More importantly, though, I completely understand crafting your life around the things you might actually need to address with a mental-health professional instead of blithely just working around until you’re either sick of your own bullshit or too dead to care. No one commits to a print-media career for the glory or riches or cake workdays: We willingly submit to a job we only half-jokingly liken to a bad habit at best and abusive relationship at worse that repays our 60-hour work weeks and bathroom-stall-contained anxiety attacks and prodigious drinking problems and shitty, shitty pay with more grueling conditions and thankless days because anything less doesn’t even come close to scratching the itch of an honest-to-god calling that’s the only life you want and better on its worst days than any other field on their best ones, all of which both cultivate and indicate a personality and temperament that most people understandably don’t want in a life partner. It is so often the curse of those who deal in non-linear processes to bring a part of ourselves to life in our media of choice.
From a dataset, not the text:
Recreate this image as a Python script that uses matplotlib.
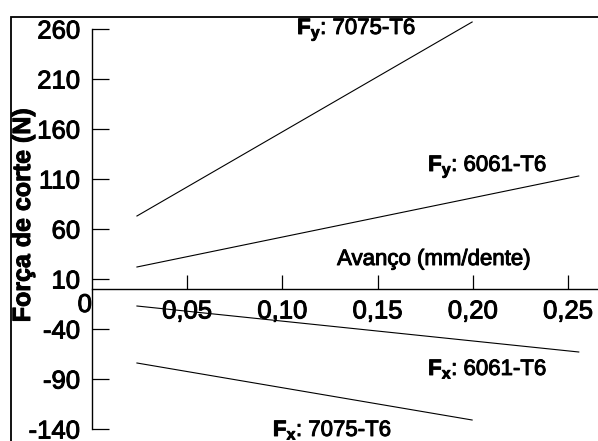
import matplotlib
matplotlib.use("Agg")
import matplotlib.pyplot as plt
import matplotlib.patheffects as pe
from matplotlib.patches import Rectangle

plt.rcParams['font.family'] = ['Liberation Sans', 'DejaVu Sans']
plt.rcParams['mathtext.fontset'] = 'custom'
plt.rcParams['mathtext.rm'] = 'Liberation Sans'
plt.rcParams['mathtext.bf'] = 'Liberation Sans:bold'
plt.rcParams['axes.unicode_minus'] = False

# Cutting-force trends versus feed (endpoints of each fitted line)
feed_7075 = [0.0236, 0.1996]
feed_6061 = [0.0236, 0.2556]
fy_7075 = [73, 267]
fy_6061 = [22, 113]
fx_6061 = [-17, -63]
fx_7075 = [-74, -131]

x_ticks = [0.05, 0.10, 0.15, 0.20, 0.25]
x_tick_labels = ['0,05', '0,10', '0,15', '0,20', '0,25']
y_ticks = [-140, -90, -40, 10, 60, 110, 160, 210, 260]

heavy = [pe.withStroke(linewidth=0.7, foreground='black')]

fig = plt.figure(figsize=(5.98, 4.41), dpi=100)
ax = fig.add_axes([92 / 598, 12 / 441, 1 - 92 / 598, 400 / 441])

line_kw = dict(color='black', lw=0.8, clip_on=False)
ax.plot(feed_7075, fy_7075, **line_kw)
ax.plot(feed_6061, fy_6061, **line_kw)
ax.plot(feed_6061, fx_6061, **line_kw)
ax.plot(feed_7075, fx_7075, **line_kw)

ax.set_xlim(0, 0.2657)
ax.set_ylim(-140, 260)

# Axis spines: vertical at x=0, horizontal at y=0
ax.spines['top'].set_visible(False)
ax.spines['right'].set_visible(False)
ax.spines['bottom'].set_position(('data', 0))
for s in ('left', 'bottom'):
    ax.spines[s].set_linewidth(1.0)

ax.set_xticks(x_ticks)
ax.set_xticklabels(x_tick_labels)
ax.set_yticks(y_ticks)
ax.tick_params(axis='x', direction='in', length=10, width=0.9,
               labelsize=18.5, pad=7.5)
ax.tick_params(axis='y', direction='in', length=12, width=0.9,
               labelsize=18.5, pad=8.5)
for lbl in ax.get_xticklabels() + ax.get_yticklabels():
    lbl.set_path_effects(heavy)

# Origin label
ax.text(0, -4, '0', ha='right', va='top', fontsize=18.5,
        transform=ax.transData, clip_on=False, path_effects=heavy)

fig.text(23 / 598, 1 - 215 / 441, 'Força de corte (N)', rotation=90,
         ha='center', va='center', fontsize=18, fontweight='bold',
         path_effects=heavy)

ax.text(0.1287, 24, 'Avanço (mm/dente)', fontsize=16, va='baseline',
        path_effects=heavy)

ann_kw = dict(fontsize=16, va='baseline', clip_on=False, path_effects=heavy)
ax.text(0.1077, 255, r'$\mathbf{F_y}$: 7075-T6', **ann_kw)
ax.text(0.1765, 118, r'$\mathbf{F_y}$: 6061-T6', **ann_kw)
ax.text(0.1765, -86, r'$\mathbf{F_x}$: 6061-T6', **ann_kw)
ax.text(0.0950, -147, r'$\mathbf{F_x}$: 7075-T6', **ann_kw)

# Outer frame around the figure
fig.patches.append(Rectangle((10.5 / 598, -0.1), 1.2, 1 - 16.7 / 441 + 0.1,
                             transform=fig.transFigure, fill=False,
                             edgecolor='black', lw=1.3))

fig.savefig('out.png', dpi=100)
Some of us get real lucky and marry within the herd, which I can confidently say is the best possible outcome. Most, however, don’t, damning them to a seemingly endless cycle of singing their solitude to another misguidedly lovesick creature, breaking the reality of that suboptimal self to another broken heart that made the grave mistake of equating a poet’s soul with the answer to their problems.

It’s so hard explaining to someone who thinks they just want to be let in that getting too close only looks good from the right angle, and for a brief moment at that; it’s even harder conjuring the courage to plumb your own murky depths to get to that point of understanding what kind of boundaries and life you need to be the most fulfilled version of you while minimizing the unintentionally doled-out wreckage of how others choose to perceive you. It’s a shame that the “It’s not you, it’s me” ethos has become a tired and maligned trope, but an entire song that spends its four-minute narrative dedicated to taking it back for the sake of laid-bare honesty goes a long in reclaiming its potential for a sincere confession’s uniquely intimate connection.